[Begin Dataset excerpts]
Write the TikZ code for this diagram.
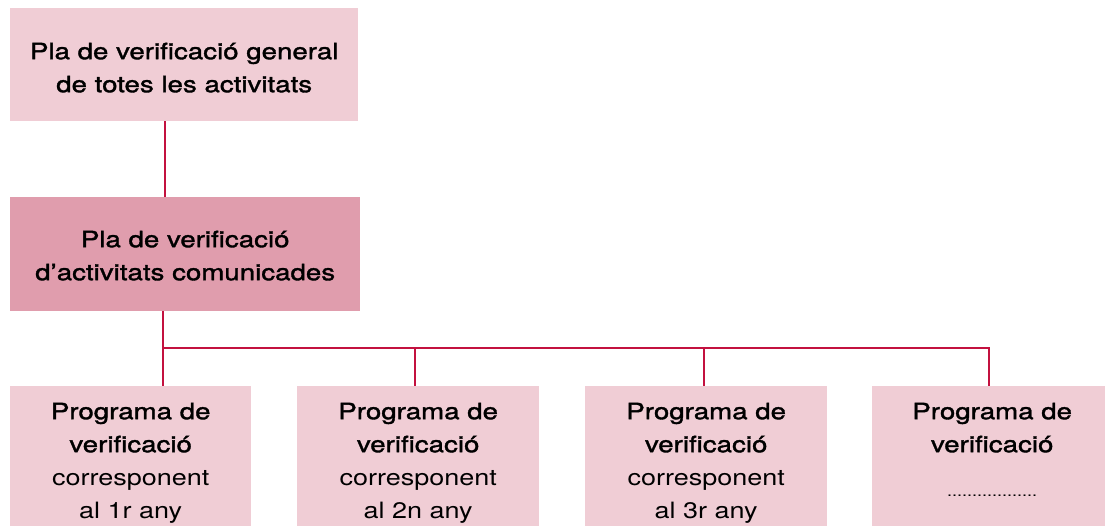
\documentclass[tikz,border=0pt]{standalone}
\usepackage{fontspec}
\setmainfont[FakeStretch=1.2]{TeX Gyre Heros}
\newfontfamily\medfont[FakeStretch=1.23,FakeBold=1.5]{TeX Gyre Heros}
\definecolor{lightpink}{HTML}{F0CDD5}
\definecolor{midpink}{HTML}{E09DAD}
\definecolor{crim}{HTML}{C3113F}
\newcommand{\lines}[1]{\begin{tabular}[t]{@{}c@{}}#1\end{tabular}}
\tikzset{
  box/.style={rectangle, inner xsep=0pt, inner ysep=0pt, anchor=north west,
    font=\fontsize{22.5}{33}\selectfont},
  toplevel/.style={box, fill=lightpink},
  midlevel/.style={box, fill=midpink},
  prog/.style={box, fill=lightpink, text height=33pt, text depth=150pt},
  connthick/.style={draw=crim, line width=2pt},
  conn/.style={draw=crim, line width=1.3pt, line join=miter},
}
\begin{document}
\begin{tikzpicture}[x=1pt,y=1pt]
\useasboundingbox (0,0) rectangle (1105,526);
\node[toplevel, minimum width=348pt, text height=51pt, text depth=62pt] (top) at (10,518)
  {\lines{\medfont Pla de verificació general\\\medfont de totes les activitats}};
\node[midlevel, minimum width=350pt, text height=50pt, text depth=64pt] (mid) at (10,329)
  {\lines{\medfont Pla de verificació\\\medfont d’activitats comunicades}};
\node[prog, minimum width=241pt] (b1) at (10,140)
  {\lines{\medfont Programa de\\\medfont verificació\\corresponent\\al 1r any}};
\node[prog, minimum width=242pt] (b2) at (297,140)
  {\lines{\medfont Programa de\\\medfont verificació\\corresponent\\al 2n any}};
\node[prog, minimum width=242pt] (b3) at (585,140)
  {\lines{\medfont Programa de\\\medfont verificació\\corresponent\\al 3r any}};
\node[prog, minimum width=240pt] (b4) at (872,140)
  {\lines{\medfont Programa de\\\medfont verificació\\[11pt]{\fontsize{15}{18}\selectfont ..................}}};
\coordinate (c0) at (165,0);
\coordinate (k1) at (163,178);
\coordinate (k2) at (415,178);
\coordinate (k3) at (704,178);
\coordinate (k4) at (989,178);
\draw[connthick] (top.south -| c0) -- (mid.north -| c0);
\draw[conn] (mid.south -| k1) -- (b1.north -| k1);
\draw[conn] (k1) -- (k4) -- (b4.north -| k4);
\draw[conn] (k2) -- (b2.north -| k2);
\draw[conn] (k3) -- (b3.north -| k3);
\end{tikzpicture}
\end{document}
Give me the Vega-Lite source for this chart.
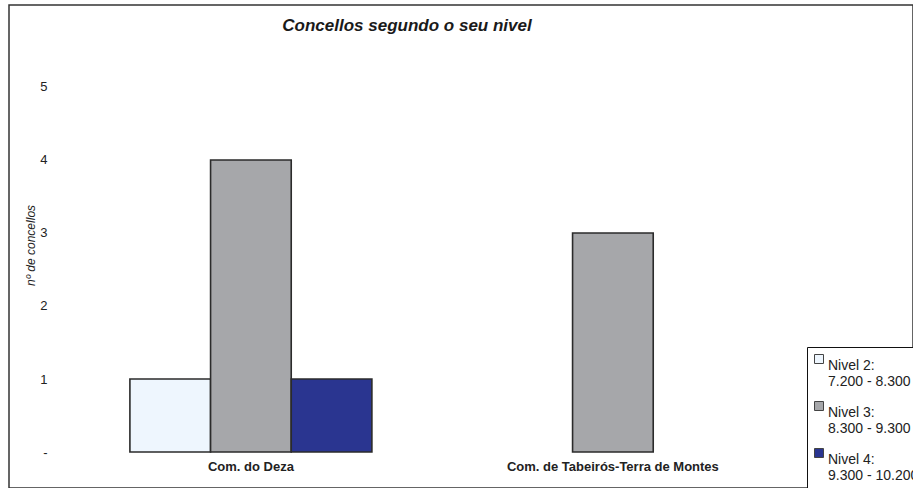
[End Dataset excerpts]
Required work
The data above needs to be retyped exactly, with the images left out.

Solution below
Write the TikZ code for this diagram.
\documentclass[tikz,border=0pt]{standalone}
\usepackage{fontspec}
\setmainfont[FakeStretch=1.2]{TeX Gyre Heros}
\newfontfamily\medfont[FakeStretch=1.23,FakeBold=1.5]{TeX Gyre Heros}
\definecolor{lightpink}{HTML}{F0CDD5}
\definecolor{midpink}{HTML}{E09DAD}
\definecolor{crim}{HTML}{C3113F}
\newcommand{\lines}[1]{\begin{tabular}[t]{@{}c@{}}#1\end{tabular}}
\tikzset{
  box/.style={rectangle, inner xsep=0pt, inner ysep=0pt, anchor=north west,
    font=\fontsize{22.5}{33}\selectfont},
  toplevel/.style={box, fill=lightpink},
  midlevel/.style={box, fill=midpink},
  prog/.style={box, fill=lightpink, text height=33pt, text depth=150pt},
  connthick/.style={draw=crim, line width=2pt},
  conn/.style={draw=crim, line width=1.3pt, line join=miter},
}
\begin{document}
\begin{tikzpicture}[x=1pt,y=1pt]
\useasboundingbox (0,0) rectangle (1105,526);
\node[toplevel, minimum width=348pt, text height=51pt, text depth=62pt] (top) at (10,518)
  {\lines{\medfont Pla de verificació general\\\medfont de totes les activitats}};
\node[midlevel, minimum width=350pt, text height=50pt, text depth=64pt] (mid) at (10,329)
  {\lines{\medfont Pla de verificació\\\medfont d’activitats comunicades}};
\node[prog, minimum width=241pt] (b1) at (10,140)
  {\lines{\medfont Programa de\\\medfont verificació\\corresponent\\al 1r any}};
\node[prog, minimum width=242pt] (b2) at (297,140)
  {\lines{\medfont Programa de\\\medfont verificació\\corresponent\\al 2n any}};
\node[prog, minimum width=242pt] (b3) at (585,140)
  {\lines{\medfont Programa de\\\medfont verificació\\corresponent\\al 3r any}};
\node[prog, minimum width=240pt] (b4) at (872,140)
  {\lines{\medfont Programa de\\\medfont verificació\\[11pt]{\fontsize{15}{18}\selectfont ..................}}};
\coordinate (c0) at (165,0);
\coordinate (k1) at (163,178);
\coordinate (k2) at (415,178);
\coordinate (k3) at (704,178);
\coordinate (k4) at (989,178);
\draw[connthick] (top.south -| c0) -- (mid.north -| c0);
\draw[conn] (mid.south -| k1) -- (b1.north -| k1);
\draw[conn] (k1) -- (k4) -- (b4.north -| k4);
\draw[conn] (k2) -- (b2.north -| k2);
\draw[conn] (k3) -- (b3.north -| k3);
\end{tikzpicture}
\end{document}
Give me the Vega-Lite source for this chart.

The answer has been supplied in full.